GIVEN MATERIAL
====================

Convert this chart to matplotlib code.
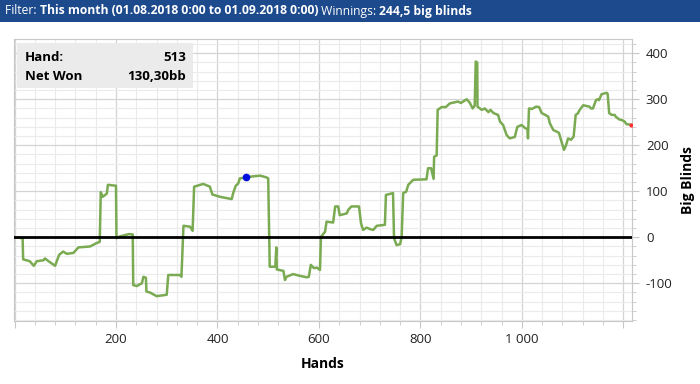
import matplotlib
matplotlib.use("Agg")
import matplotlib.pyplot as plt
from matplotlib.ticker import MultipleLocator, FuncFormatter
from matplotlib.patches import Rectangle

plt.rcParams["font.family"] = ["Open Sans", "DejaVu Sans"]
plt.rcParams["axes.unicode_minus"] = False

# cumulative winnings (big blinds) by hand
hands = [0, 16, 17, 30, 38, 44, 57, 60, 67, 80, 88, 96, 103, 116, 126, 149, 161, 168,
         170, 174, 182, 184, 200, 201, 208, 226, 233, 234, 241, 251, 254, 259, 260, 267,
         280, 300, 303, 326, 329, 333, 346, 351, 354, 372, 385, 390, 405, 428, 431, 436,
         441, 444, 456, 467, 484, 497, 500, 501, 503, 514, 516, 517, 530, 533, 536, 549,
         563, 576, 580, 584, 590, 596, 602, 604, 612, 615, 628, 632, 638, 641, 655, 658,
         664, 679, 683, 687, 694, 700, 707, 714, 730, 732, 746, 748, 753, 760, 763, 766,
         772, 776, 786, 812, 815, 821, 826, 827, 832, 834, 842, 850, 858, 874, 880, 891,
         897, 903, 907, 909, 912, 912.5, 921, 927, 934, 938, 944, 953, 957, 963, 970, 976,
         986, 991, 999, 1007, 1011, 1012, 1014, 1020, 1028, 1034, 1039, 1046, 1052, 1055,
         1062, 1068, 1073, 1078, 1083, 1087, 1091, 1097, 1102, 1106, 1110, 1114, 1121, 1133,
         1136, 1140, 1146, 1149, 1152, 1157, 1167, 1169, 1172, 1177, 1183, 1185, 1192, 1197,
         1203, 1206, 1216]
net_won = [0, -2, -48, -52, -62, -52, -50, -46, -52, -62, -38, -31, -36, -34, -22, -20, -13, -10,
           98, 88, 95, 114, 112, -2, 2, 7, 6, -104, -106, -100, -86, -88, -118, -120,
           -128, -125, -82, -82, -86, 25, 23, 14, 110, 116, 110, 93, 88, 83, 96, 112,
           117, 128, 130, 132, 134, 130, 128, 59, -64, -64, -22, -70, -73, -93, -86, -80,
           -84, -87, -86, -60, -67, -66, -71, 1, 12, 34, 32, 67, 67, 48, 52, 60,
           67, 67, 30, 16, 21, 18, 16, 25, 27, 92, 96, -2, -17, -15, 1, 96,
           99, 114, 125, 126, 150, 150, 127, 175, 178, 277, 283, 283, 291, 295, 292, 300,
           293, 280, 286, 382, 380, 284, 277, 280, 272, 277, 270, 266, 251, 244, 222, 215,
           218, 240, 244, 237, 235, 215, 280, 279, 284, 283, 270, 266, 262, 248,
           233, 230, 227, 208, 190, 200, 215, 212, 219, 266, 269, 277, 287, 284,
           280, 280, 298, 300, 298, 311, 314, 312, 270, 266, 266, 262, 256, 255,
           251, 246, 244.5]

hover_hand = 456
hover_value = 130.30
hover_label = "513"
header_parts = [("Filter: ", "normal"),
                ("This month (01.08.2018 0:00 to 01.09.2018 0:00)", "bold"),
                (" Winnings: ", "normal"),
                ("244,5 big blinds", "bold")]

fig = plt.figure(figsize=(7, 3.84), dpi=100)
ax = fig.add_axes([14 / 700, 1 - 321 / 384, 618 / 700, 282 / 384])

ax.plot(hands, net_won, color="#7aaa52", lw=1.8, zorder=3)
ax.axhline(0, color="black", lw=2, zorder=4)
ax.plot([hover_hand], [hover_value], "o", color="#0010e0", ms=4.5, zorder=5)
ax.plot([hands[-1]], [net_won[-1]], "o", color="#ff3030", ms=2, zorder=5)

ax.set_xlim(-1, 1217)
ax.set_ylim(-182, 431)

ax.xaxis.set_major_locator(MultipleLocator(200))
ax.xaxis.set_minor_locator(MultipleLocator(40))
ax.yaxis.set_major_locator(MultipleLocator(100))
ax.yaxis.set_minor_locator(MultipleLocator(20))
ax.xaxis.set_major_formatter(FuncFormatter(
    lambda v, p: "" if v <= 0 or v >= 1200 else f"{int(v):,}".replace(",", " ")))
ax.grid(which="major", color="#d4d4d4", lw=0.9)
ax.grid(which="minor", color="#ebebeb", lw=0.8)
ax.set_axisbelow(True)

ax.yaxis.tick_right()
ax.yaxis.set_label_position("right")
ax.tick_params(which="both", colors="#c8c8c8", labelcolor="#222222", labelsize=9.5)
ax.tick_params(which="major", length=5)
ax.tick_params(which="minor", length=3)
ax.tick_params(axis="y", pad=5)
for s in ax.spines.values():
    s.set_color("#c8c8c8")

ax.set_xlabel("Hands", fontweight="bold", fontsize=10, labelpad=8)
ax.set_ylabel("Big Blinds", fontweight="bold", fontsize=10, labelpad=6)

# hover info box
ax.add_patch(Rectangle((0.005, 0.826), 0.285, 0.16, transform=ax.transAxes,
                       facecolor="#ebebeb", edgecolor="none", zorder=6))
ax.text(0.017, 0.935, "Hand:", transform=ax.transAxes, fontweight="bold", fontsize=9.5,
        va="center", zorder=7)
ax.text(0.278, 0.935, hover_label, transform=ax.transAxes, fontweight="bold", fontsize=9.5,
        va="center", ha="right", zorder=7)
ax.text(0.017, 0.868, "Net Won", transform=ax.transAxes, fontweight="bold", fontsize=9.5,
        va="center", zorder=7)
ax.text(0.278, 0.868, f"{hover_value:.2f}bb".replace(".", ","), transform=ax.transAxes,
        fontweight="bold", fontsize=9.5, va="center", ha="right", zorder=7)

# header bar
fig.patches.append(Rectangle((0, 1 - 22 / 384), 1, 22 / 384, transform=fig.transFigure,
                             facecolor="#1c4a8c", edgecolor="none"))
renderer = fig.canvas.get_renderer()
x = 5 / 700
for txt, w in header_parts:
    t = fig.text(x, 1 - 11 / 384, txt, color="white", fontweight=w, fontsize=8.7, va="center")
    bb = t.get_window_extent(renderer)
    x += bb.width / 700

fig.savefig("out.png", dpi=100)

====================

WHAT THE TASK REQUIRES
Pull out all lines of the data with the string "matplotlib".

ANSWER FOR THE TASK
Convert this chart to matplotlib code.
import matplotlib
matplotlib.use("Agg")
import matplotlib.pyplot as plt
from matplotlib.ticker import MultipleLocator, FuncFormatter
from matplotlib.patches import Rectangle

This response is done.